Student Gardeners

Vagens

At eleven years old, Vagens is already an experienced vegetable gardener. He lives with his mother and his older brother in a small one-room house on the road leading to Matènwa, on the rural Haitian island of Lagonav. He’s had his own garden at home since early 2005. In Matènwa, where planting can go on year-round as long as there’s water, this has meant that he’s already a veteran of five harvests.

Vagens

Vagens

He’s is a sixth grader at the Matènwa Community Learning Center. The Center is comprised of a primary school and a middle school. It hosts an adult literacy class, and runs a range of community education and development programs as well. The school is devoted to providing a non-violent, student-centered education tailored to the needs of the rural community it’s in.

This simple mission runs directly against the current of almost all Haitian education in three ways. First, Haitian education, especially at the primary level, is violent. Beatings and humiliations are standard pedagogical techniques, used to combat everything from misbehavior to failure to memorize one’s homework. Second, classroom practice is neither student- nor even teacher-centered. It’s text-centered. Students whose language is Haitian Creole memorize passages in French that they rarely understand either from textbooks or from summaries that their teachers write on blackboards. Third, those texts are not tailored to the communities they live in. They rarely have anything to do with the realities that children face at all. They have been designed, as have a host of customs, including strict dress codes, to prepare students to enter into someone’s image of what proper society is. And proper society is almost always urban society, not the very rural world of Matènwa.

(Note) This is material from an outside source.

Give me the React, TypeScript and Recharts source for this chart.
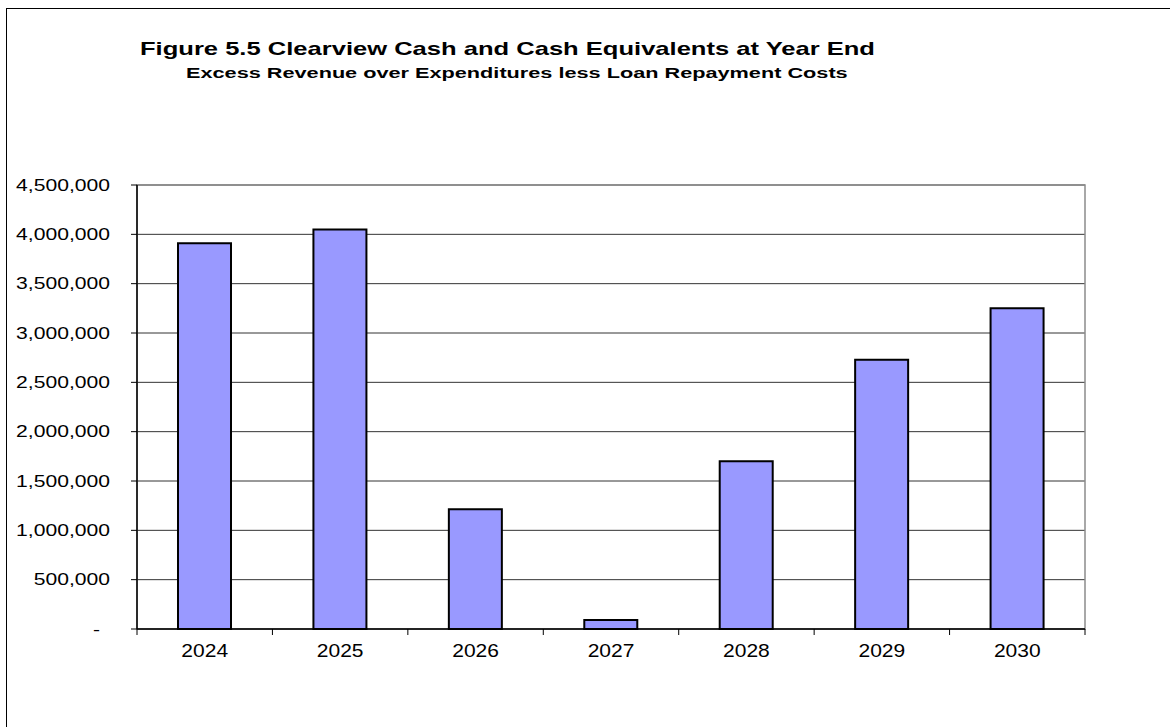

On first looking at Vagens, an American might think him a typical sixth-grader, even if he’s just a little small. But this appearance masks a larger truth. Before the Matènwa school was founded, about ten years ago, children in the area had only limited access to formal education. In the school’s first years it was filled with overage children, kids who had not been able to start school on time and who were, therefore, well beyond typical school age. So if Vagens is now a typical sixth-grader, that is only because the school is largely succeeding in getting local children into kindergarten and first grade on time.

Vagens learned to garden right at school. The school’s vegetable garden is one way it teaches its students to appreciate their rural community. It also teaches them a skill that can directly improve their lives there. It provides much of the food for the school’s meal program as well.

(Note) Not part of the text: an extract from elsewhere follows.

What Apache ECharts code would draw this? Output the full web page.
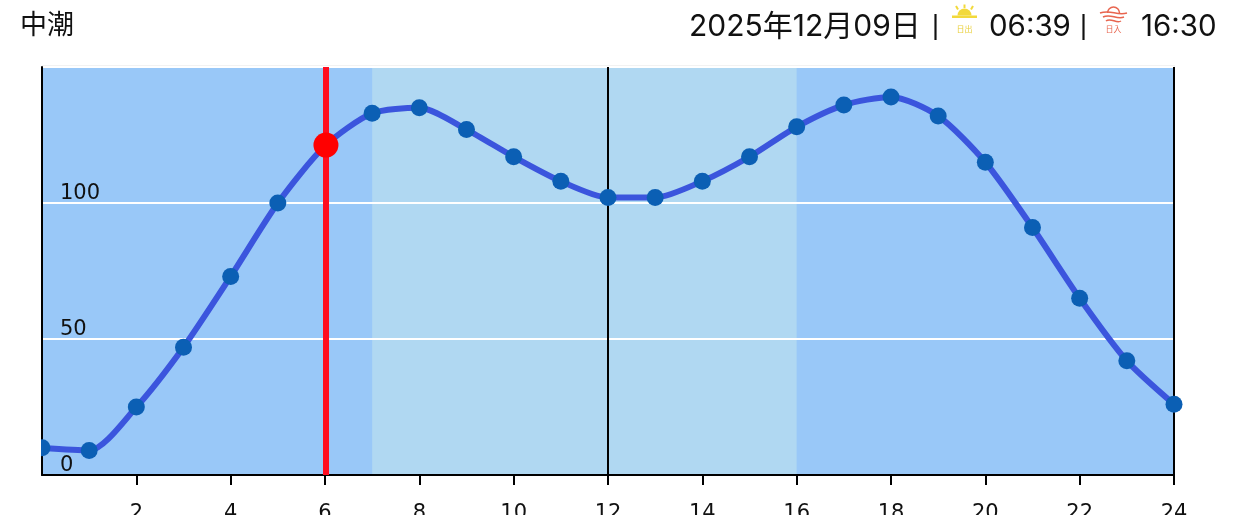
<!DOCTYPE html>
<html><head><meta charset="utf-8">
<style>html,body{margin:0;padding:0;background:#fff;overflow:hidden}#c{width:1236px;height:515px}</style>
<script src="https://cdn.jsdelivr.net/npm/echarts@6/dist/echarts.min.js"></script>
</head><body><div id="c"></div>
<script>
const hours=[0,1,2,3,4,5,6,7,8,9,10,11,12,13,14,15,16,17,18,19,20,21,22,23,24];
const tide=[10,9,25,47,73,100,121,133,135,127,117,108,102,102,108,117,128,136,139,132,115,91,65,42,26];
const nowPoint=[6.02,121.3];
const dayBand=[7,16];
const bandEdges=[0,24];
const noonLine=12;
const endLine=24;
const title='中潮';
const dateText='2025年12月09日';
const sunrise='06:39';
const sunset='16:30';
const font='Inter,"Noto Sans CJK JP",sans-serif';
const txt=(x,y,t,o={})=>({type:'text',x,y,silent:true,style:Object.assign({text:t,fill:'#111',font:'29.5px '+font,textVerticalAlign:'middle'},o)});
const chart=echarts.init(document.getElementById('c'),null,{renderer:'canvas'});
const sun=[
 {type:'rect',shape:{x:952,y:15.5,width:25,height:2.5},style:{fill:'#f2d93b'},silent:true},
 {type:'sector',shape:{cx:964.5,cy:15.5,r:7,startAngle:Math.PI,endAngle:2*Math.PI},style:{fill:'#f2d93b'},silent:true},
 {type:'line',shape:{x1:964.5,y1:4.5,x2:964.5,y2:8},style:{stroke:'#f2d93b',lineWidth:2},silent:true},
 {type:'line',shape:{x1:956,y1:6,x2:958,y2:9.5},style:{stroke:'#f2d93b',lineWidth:2},silent:true},
 {type:'line',shape:{x1:973,y1:6,x2:971,y2:9.5},style:{stroke:'#f2d93b',lineWidth:2},silent:true},
 txt(964.5,28.5,'日出',{fill:'#e9cf3a',font:'8px "Noto Sans CJK JP"',textAlign:'center'})
];
const wave=(y,x1,x2)=>({type:'bezierCurve',shape:{x1,y1:y,x2,y2:y,cpx1:(x1+x2)/2-3,cpy1:y-4,cpx2:(x1+x2)/2+3,cpy2:y+3},style:{stroke:'#e8654f',lineWidth:1.5,fill:'none'},silent:true});
const set=[
 {type:'arc',shape:{cx:1113.5,cy:13,r:6,startAngle:Math.PI,endAngle:2*Math.PI},style:{stroke:'#e8654f',lineWidth:1.5,fill:'none'},silent:true},
 wave(13,1100,1127),wave(17,1103,1124),wave(21,1106,1121),
 txt(1113.5,28.5,'日入',{fill:'#e8654f',font:'8px "Noto Sans CJK JP"',textAlign:'center'})
];
chart.setOption({
 animation:false,
 backgroundColor:'#fff',
 grid:{left:42,right:62,top:67,bottom:40,containLabel:false,outerBoundsMode:'none'},
 xAxis:{type:'value',min:0,max:24,interval:2,z:3,
  axisLine:{show:true,lineStyle:{color:'#000',width:2}},
  axisTick:{show:true,length:10,lineStyle:{color:'#000',width:2}},
  axisLabel:{show:true,showMinLabel:false,color:'#111',fontFamily:'DejaVu Sans',fontSize:21,margin:28},
  splitLine:{show:false}},
 yAxis:{type:'value',min:0,max:150,interval:50,z:3,
  axisLine:{show:true,onZero:false,lineStyle:{color:'#000',width:2}},
  axisTick:{show:false},
  axisLabel:{show:true,inside:true,showMaxLabel:false,color:'#111',fontFamily:'DejaVu Sans',fontSize:21,margin:18,verticalAlign:'bottom',lineHeight:18},
  splitLine:{show:true,lineStyle:{color:'#fff',width:2}}},
 series:[
  {type:'line',data:hours.map((h,i)=>[h,tide[i]]),smooth:0.25,symbol:'circle',symbolSize:17,
   lineStyle:{color:'#3b55dd',width:6},itemStyle:{color:'#0b5fb4'},z:5,
   markArea:{silent:true,z:1,data:[
    [{xAxis:bandEdges[0],itemStyle:{color:'#99c8f8',opacity:1}},{xAxis:bandEdges[1]}],
    [{xAxis:dayBand[0],itemStyle:{color:'#b0d8f2',opacity:1}},{xAxis:dayBand[1]}]
   ]},
   markLine:{silent:true,symbol:'none',z:4,label:{show:false},data:[
    {xAxis:noonLine,lineStyle:{color:'#000',width:2,type:'solid'}},
    {xAxis:endLine,lineStyle:{color:'#000',width:2,type:'solid'}}
   ]}},
  {type:'line',data:[nowPoint],symbol:'circle',symbolSize:25,itemStyle:{color:'#ff0000'},z:8,
   markLine:{silent:true,symbol:'none',z:7,label:{show:false},data:[
    {xAxis:nowPoint[0],lineStyle:{color:'#ff0d20',width:6,type:'solid'}}]}}
 ],
 graphic:[
  {type:'rect',shape:{x:42,y:65,width:1133,height:2},style:{fill:'#f2f2f2'},silent:true},
  {type:'rect',shape:{x:0,y:67,width:41,height:408},style:{fill:'#fff'},silent:true,z:100},
  txt(20,24,title,{font:'27px "Noto Sans CJK JP"'}),
  txt(689,27,dateText,{font:'30px '+font}),
  txt(932,27,'|',{font:'27px "Liberation Sans"'}),
  txt(989,27,sunrise),
  txt(1080,27,'|',{font:'27px "Liberation Sans"'}),
  txt(1141,27,sunset),
  ...sun,...set
 ]
});
</script></body></html>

Vagens learned how to create beds of decent soil, how to plant the seeds and to take care of the young plants. He decided to try it at home. He planted carrots and cabbages. He made juice with his first carrots, and ate his cabbage with cornmeal or beans and rice. He’d like to try planting eggplant soon. He likes eggplant, and wants to grow his own. His only frustration has been with the goats that sometimes slip the cords he ties them with and eat his young plants.

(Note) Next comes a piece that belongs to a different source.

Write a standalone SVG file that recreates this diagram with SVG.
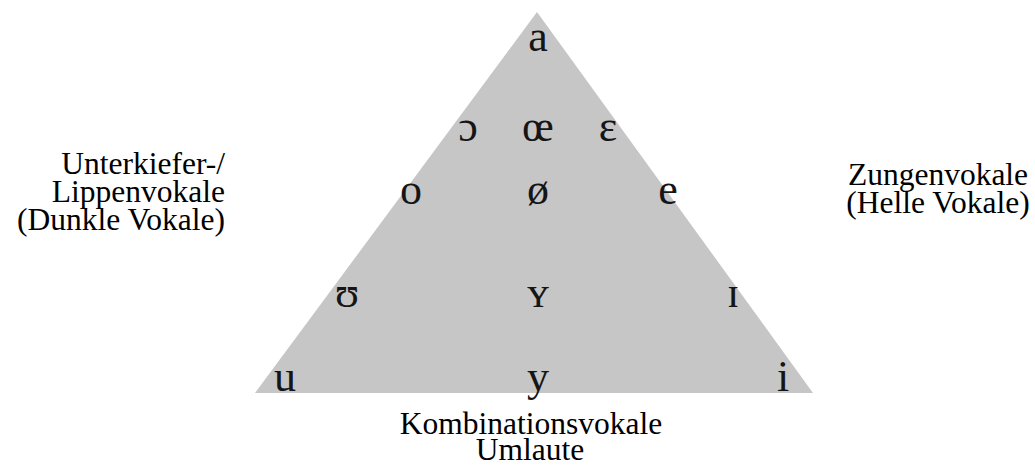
<svg xmlns="http://www.w3.org/2000/svg" width="1035" height="465" viewBox="0 0 1035 465">
<style>
.v{font-family:"Liberation Serif","DejaVu Serif",serif;font-size:44px;fill:#151515;text-anchor:middle}
.l{font-family:"Liberation Serif","DejaVu Serif",serif;font-size:31.5px;fill:#000}
</style>
<rect width="1035" height="465" fill="#fff"/>
<g id="triangle"><polygon points="537,12 255,393 813,393" fill="#c6c6c6"/></g>
<g id="vowels">
<text class="v" x="538" y="51">a</text>
<text class="v" x="468" y="141">ɔ</text>
<text class="v" x="538" y="141">œ</text>
<text class="v" x="608" y="141">ɛ</text>
<text class="v" x="411" y="204">o</text>
<text class="v" x="538" y="204">ø</text>
<text class="v" x="668" y="204">e</text>
<text class="v" x="347" y="307">ʊ</text>
<text class="v" x="538" y="307">ʏ</text>
<text class="v" x="733" y="307">ɪ</text>
<text class="v" x="285" y="391">u</text>
<text class="v" x="538" y="391">y</text>
<text class="v" x="783" y="391">i</text>
</g>
<g id="label-left">
<text class="l" x="225" y="174" text-anchor="end">Unterkiefer-/</text>
<text class="l" x="225" y="202" text-anchor="end">Lippenvokale</text>
<text class="l" x="225" y="230" text-anchor="end">(Dunkle Vokale)</text>
</g>
<g id="label-right">
<text class="l" x="938" y="185" text-anchor="middle">Zungenvokale</text>
<text class="l" x="938" y="213" text-anchor="middle">(Helle Vokale)</text>
</g>
<g id="label-bottom">
<text class="l" x="531" y="434" text-anchor="middle">Kombinationsvokale</text>
<text class="l" x="530" y="460" text-anchor="middle">Umlaute</text>
</g>
<g id="connectors"/>
</svg>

“Growing food in your own garden feels great,” he says. “You get to eat vegetables without spending money to buy them in the market.”

Resena

At fifteen, Resena is a fifth-grader at the Matènwa school. She’s not originally from Matènwa. She was born in Arkaye, an important coastal market town across the bay, on the Haitian mainland. As a little girl, she was sent to live with distant relatives when her father and several siblings were killed in a boating accident. She’s been at the Learning Center since kindergarten.resena

Life in Matènwa has be hard for her. Though the family that took her in sent her to school, they can be neglectful in other ways. This year, Margaret, the Learning Center’s head cook, a woman with three children in the school, and who is herself a fifth-grader there, was walking by the house Resena was living in when she heard her cry out. She went to see what was wrong, and discovered that Resena had been left-alone. Her adoptive family had gone to Pòtoprens and left Resena all alone. She was being harassed by a group of teenage boys, and was struggling to defend herself.

Margaret did not hesitate. She told Resena to collect her things, and brought her to live in her own already-crowded home. Resena suddenly seems like a happy child. The Learning Center’s Principal, Abner Sauveur, says she’s a very capable student.

Like all of the school’s students, Resena regularly works in the garden with her class. It’s work she loves. “We take such good care of the garden. The plants don’t die.” She especially likes working in the cabbage because she likes eating it when it’s ready.

She tried to start her own garden, but it was ruined by chickens. Now she’d like to try again, but wants to fence off a little plot before she plants it.